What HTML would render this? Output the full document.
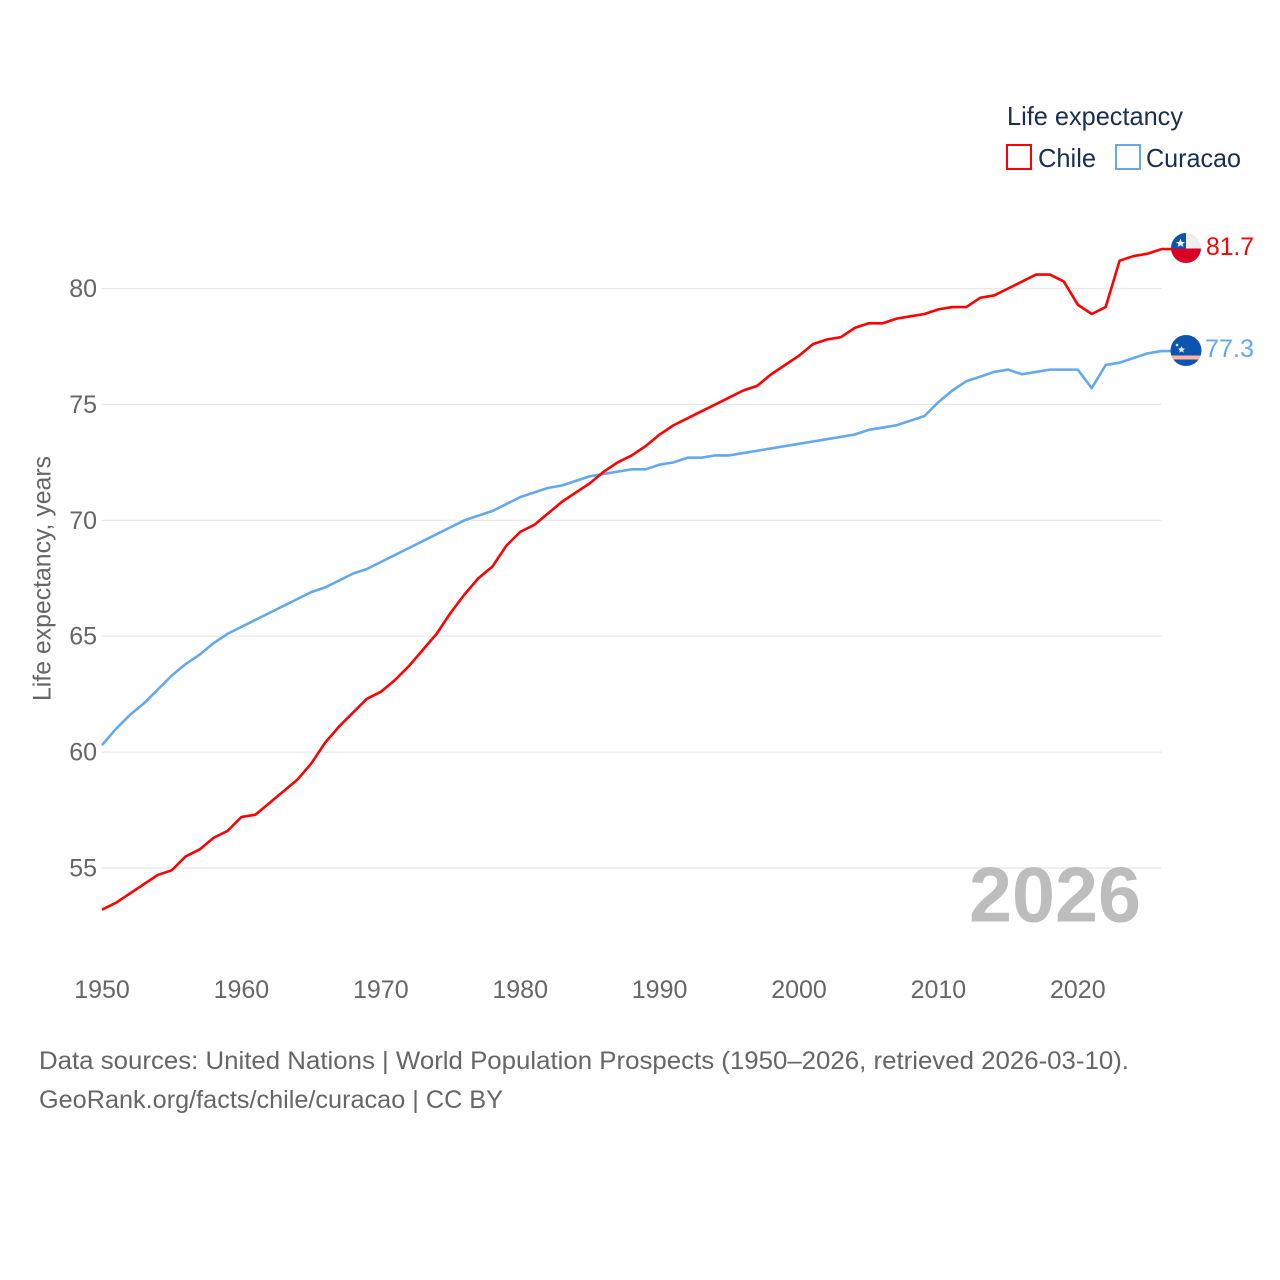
<!DOCTYPE html>
<html lang="en">
<head>
<meta charset="utf-8">
<title>Life expectancy: Chile and Curacao</title>
<style>
html,body{margin:0;padding:0;background:#fff;width:1280px;height:1280px;overflow:hidden}
svg{display:block}
text{font-family:"Liberation Sans",sans-serif}
</style>
</head>
<body>
<svg id="chart" width="1280" height="1280" viewBox="0 0 1280 1280" xmlns="http://www.w3.org/2000/svg">
  <defs>
    <clipPath id="clip-chile"><circle cx="1186" cy="248" r="15"/></clipPath>
    <clipPath id="clip-curacao"><circle cx="1186" cy="350.5" r="15.5"/></clipPath>
  </defs>
  <g id="grid"></g>
  <g id="ytick-labels"></g>
  <g id="xtick-labels"></g>
  <text transform="translate(50.5,701) rotate(-90)" font-size="25" fill="#666666" textLength="245" lengthAdjust="spacingAndGlyphs">Life expectancy, years</text>
  <text x="969" y="921.5" font-size="78" font-weight="700" fill="#bdbdbd" textLength="172" lengthAdjust="spacingAndGlyphs">2026</text>
  <g id="series"></g>

  <g>
    <text x="1007" y="125" font-size="26" fill="#1a2e50" textLength="176" lengthAdjust="spacingAndGlyphs">Life expectancy</text>
    <g>
      <rect x="1007" y="145" width="24" height="24" fill="#fff" stroke="#ff0000" stroke-width="2"/>
      <text x="1038" y="167" font-size="26" fill="#1a2e50" textLength="58" lengthAdjust="spacingAndGlyphs">Chile</text>
    </g>
    <g>
      <rect x="1116" y="145" width="24" height="24" fill="#fff" stroke="#64a8ee" stroke-width="2"/>
      <text x="1146" y="167" font-size="26" fill="#1a2e50" textLength="95" lengthAdjust="spacingAndGlyphs">Curacao</text>
    </g>
  </g>

  <g clip-path="url(#clip-chile)">
    <rect x="1171" y="233" width="30" height="15.5" fill="#eeeeee"/>
    <rect x="1171" y="233" width="15" height="15.5" fill="#0b55b0"/>
    <rect x="1171" y="248.5" width="30" height="15" fill="#d80027"/>
    <polygon points="1180.5,238.5 1181.8,242 1185,242 1182.5,244.2 1183.5,247 1180.5,245.3 1177.5,247 1178.5,244.2 1176,242 1179.2,242" fill="#f0f0f0"/>
  </g>
  <g clip-path="url(#clip-curacao)">
    <rect x="1170" y="335" width="32" height="32" fill="#0b55b0"/>
    <rect x="1170" y="355.5" width="32" height="4" fill="#ffb3a0"/>
    <polygon points="1181.5,346 1182.6,348.4 1185,348.6 1183.2,350.2 1183.8,352.6 1181.5,351.3 1179.2,352.6 1179.8,350.2 1178,348.6 1180.4,348.4" fill="#e8eef8"/>
    <circle cx="1177" cy="345" r="1.3" fill="#e8eef8"/>
  </g>
  <text x="1206" y="255" font-size="25" fill="#ff0000" textLength="48" lengthAdjust="spacingAndGlyphs">81.7</text>
  <text x="1205" y="357" font-size="25" fill="#64a8ee" textLength="49" lengthAdjust="spacingAndGlyphs">77.3</text>

  <text x="39" y="1069" font-size="25" fill="#666666" textLength="1090" lengthAdjust="spacingAndGlyphs">Data sources: United Nations | World Population Prospects (1950–2026, retrieved 2026-03-10).</text>
  <text x="39" y="1108" font-size="25" fill="#666666" textLength="464" lengthAdjust="spacingAndGlyphs">GeoRank.org/facts/chile/curacao | CC BY</text>
</svg>
<script>
const startYear = 1950;
const chileValues = [53.2,53.5,53.9,54.3,54.7,54.9,55.5,55.8,56.3,56.6,57.2,57.3,57.8,58.3,58.8,59.5,60.4,61.1,61.7,62.3,62.6,63.1,63.7,64.4,65.1,66.0,66.8,67.5,68.0,68.9,69.5,69.8,70.3,70.8,71.2,71.6,72.1,72.5,72.8,73.2,73.7,74.1,74.4,74.7,75.0,75.3,75.6,75.8,76.3,76.7,77.1,77.6,77.8,77.9,78.3,78.5,78.5,78.7,78.8,78.9,79.1,79.2,79.2,79.6,79.7,80.0,80.3,80.6,80.6,80.3,79.3,78.9,79.2,81.2,81.4,81.5,81.7];
const curacaoValues = [60.3,61.0,61.6,62.1,62.7,63.3,63.8,64.2,64.7,65.1,65.4,65.7,66.0,66.3,66.6,66.9,67.1,67.4,67.7,67.9,68.2,68.5,68.8,69.1,69.4,69.7,70.0,70.2,70.4,70.7,71.0,71.2,71.4,71.5,71.7,71.9,72.0,72.1,72.2,72.2,72.4,72.5,72.7,72.7,72.8,72.8,72.9,73.0,73.1,73.2,73.3,73.4,73.5,73.6,73.7,73.9,74.0,74.1,74.3,74.5,75.1,75.6,76.0,76.2,76.4,76.5,76.3,76.4,76.5,76.5,76.5,75.7,76.7,76.8,77.0,77.2,77.3];
const yTickValues = [55,60,65,70,75,80];
const xTickYears = [1950,1960,1970,1980,1990,2000,2010,2020];

const NS = 'http://www.w3.org/2000/svg';
const xScale = year => 102 + (year - 1950) * 13.94;
const yScale = value => 288.5 + (80 - value) * 23.18;

function make(tag, parent, attrs) {
  const el = document.createElementNS(NS, tag);
  for (const k in attrs) el.setAttribute(k, attrs[k]);
  parent.appendChild(el);
  return el;
}

const gridGroup = document.getElementById('grid');
const yLabelGroup = document.getElementById('ytick-labels');
const xLabelGroup = document.getElementById('xtick-labels');
const seriesGroup = document.getElementById('series');

yTickValues.forEach(v => {
  const line = make('line', gridGroup, {x1: 102, x2: 1161.5, y1: yScale(v), y2: yScale(v), stroke: '#e8e8e8', 'stroke-width': 1.2});
  
  
  const label = make('text', yLabelGroup, {x: 97, y: yScale(v) + 8.5, 'text-anchor': 'end', 'font-size': 25, fill: '#666666'});
  
  
  label.textContent = v;
});

xTickYears.forEach(y => {
  const label = make('text', xLabelGroup, {x: xScale(y), y: 998, 'text-anchor': 'middle', 'font-size': 25, fill: '#666666'});
  
  
  label.textContent = y;
});

function pathFor(values) {
  const d = values.map((v, i) => (i ? 'L' : 'M') + xScale(startYear + i).toFixed(2) + ' ' + yScale(v).toFixed(2)).join(' ');
  const last = values.length - 1;
  return d + ' L' + (xScale(startYear + last) + 10).toFixed(2) + ' ' + yScale(values[last]).toFixed(2);
}

const curacaoLine = make('path', seriesGroup, {d: pathFor(curacaoValues), fill: 'none', stroke: '#64a8ee', 'stroke-width': 2.6, 'stroke-linejoin': 'round'});


const chileLine = make('path', seriesGroup, {d: pathFor(chileValues), fill: 'none', stroke: '#ff0000', 'stroke-width': 2.6, 'stroke-linejoin': 'round'});


</script>
</body>
</html>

——

Instruction ▸ Search the data for the string "document". List each line that has it.

Answer for the task ▸
What HTML would render this? Output the full document.
  const el = document.createElementNS(NS, tag);
const gridGroup = document.getElementById('grid');
const yLabelGroup = document.getElementById('ytick-labels');
const xLabelGroup = document.getElementById('xtick-labels');
const seriesGroup = document.getElementById('series');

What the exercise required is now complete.